Time Week 13
As the documentation was shaping up, so were our ideas. We began the songwriting process after conducting secondary research about the era. We wanted to keep in mind that this lyrical piece was for the entire era as a whole. and not just constricted by the movies. We were very definite about choosing song as our medium of expression since the movies we had watched were heavily dependant on songs to convey the inner dialogues in the character’s minds. So this was the final draft of the song we wrote:
Yeh hai vo zindagi, Vishestaon se bhari. Kal ki black and white zindagi, Aaj rangon se bhari. Kal jo naari zanziroon aur bandishaon me jakdi thi, Aaj woh khule aasman mein udi hai. Jo kal chal rahi thi janta mail ki tarah, Aaj voh frontier mail si daud rahi hai. Aaj mujhe yeh ahsaas hua hai, Naari ki sundarta uske pehnave mei hai, Ghagra choli aur saree ke lipte mei hai. Ek, tha vo zamana jab har mohobbat thi ek amar prem kahani, Do, kurbani tha jivan ka dusra naam, Teen, par fir bhi har baar mushkilon ko harana tha. Jivan ke uss door me pyaar na tha aasan, Bandha hua tha samaj ki rudhiyon ka paydaan. Pyaar bhi tha un rudhiyon ka ek hissa, Jisse har ek premi ko chukana tha. Bandha hua tha pyaar panchayat ke faisle se, Har ek joda tha majboor samaj ke daire se. Aisi thi ek aur dasta, Achhut thi wo kanya. Log kehte hai ki zindagi ek mela hai, Jisme har pal sabko jeena hai. Gum ho, pyaar ho ya khushi ho, Sabko usko sehna hai. Ek, tha vo zamana jab har mohobbat thi ek amar prem kahani, Do, kurbani tha jivan ka dusra naam, Teen, par fir bhi har baar mushkilon ko harana tha.

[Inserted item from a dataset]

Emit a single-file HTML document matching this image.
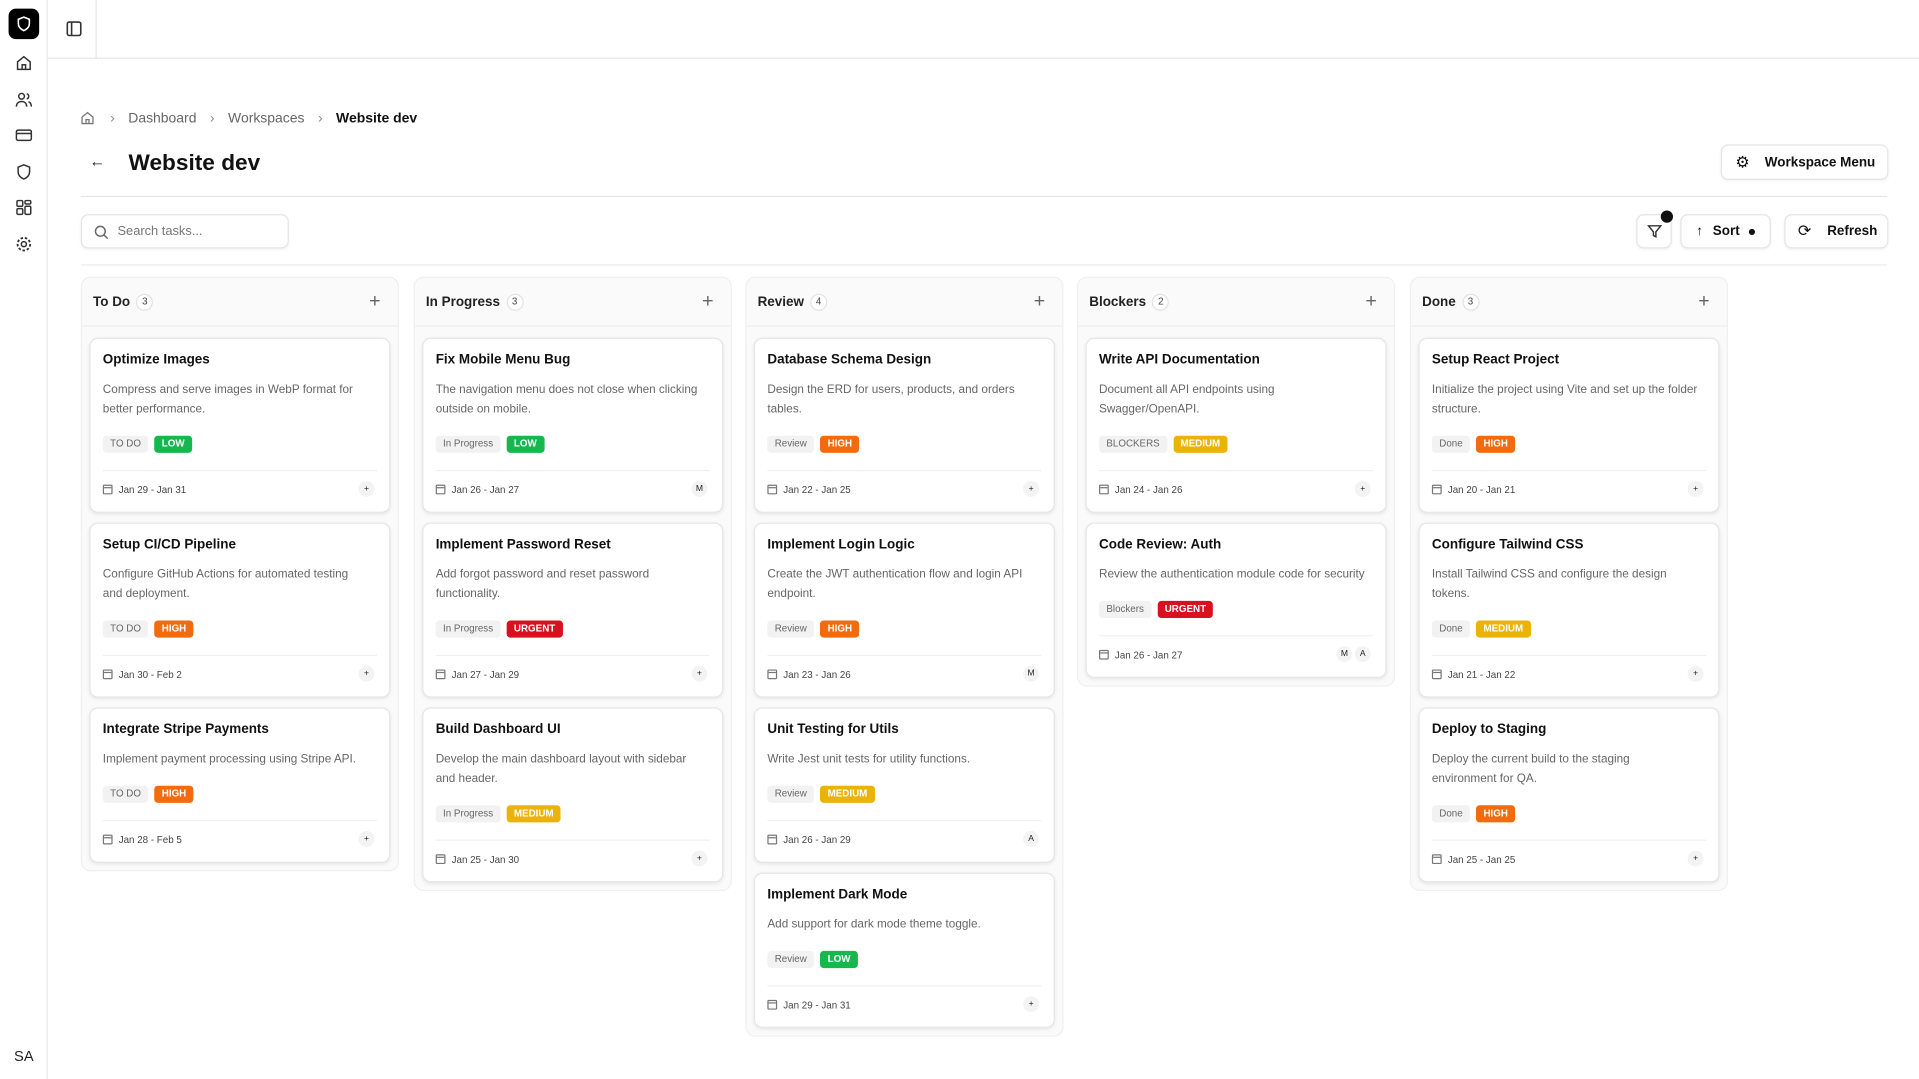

The lyrics were a combined effort after debating and deciding what element of every movie we wanted to put in. Through the songwriting process,I grasped a lot about the kind of language used in this era. As you might know, British India did not use Hindi, instead they used a language called Hindustani, a common root between Hindi and Urdu. This assimilates both of these languages into one, and the style of speech is probably a little different from the way pure Hindi is spoken today. And it is obviously very, very different from the Bombay Hindi that I speak, just to get by! So this was one important element that I was able to learn. Secondly, adding to the last blog, this process really helped me understand how to convey my thoughts and ideas in a poetic manner.
Along with this, I also made the slide projector with materials I found at home. This was a little tricky, since it needed a magnifying glass, and a torch. And I had a magnifying glass, and no torch, which is absurd. I built the projector piece by piece using a shoebox, and had to really experiment with the focal length of the convex lens till I could find just the right spacing between the screen, lens and object to get a clear final image.This was my 9th grade physics come to life before my eyes! I did all these optical ray diagrams in school for the sake of it, but today I really saw a ray diagram come alive,which was amazing.As for the slides used inside it, I made a sample slide using a rigid plastic film that I found, used to encase a set of pens. I drew on it and inserted the slide inside the slot inverted, and the final image was pretty clear.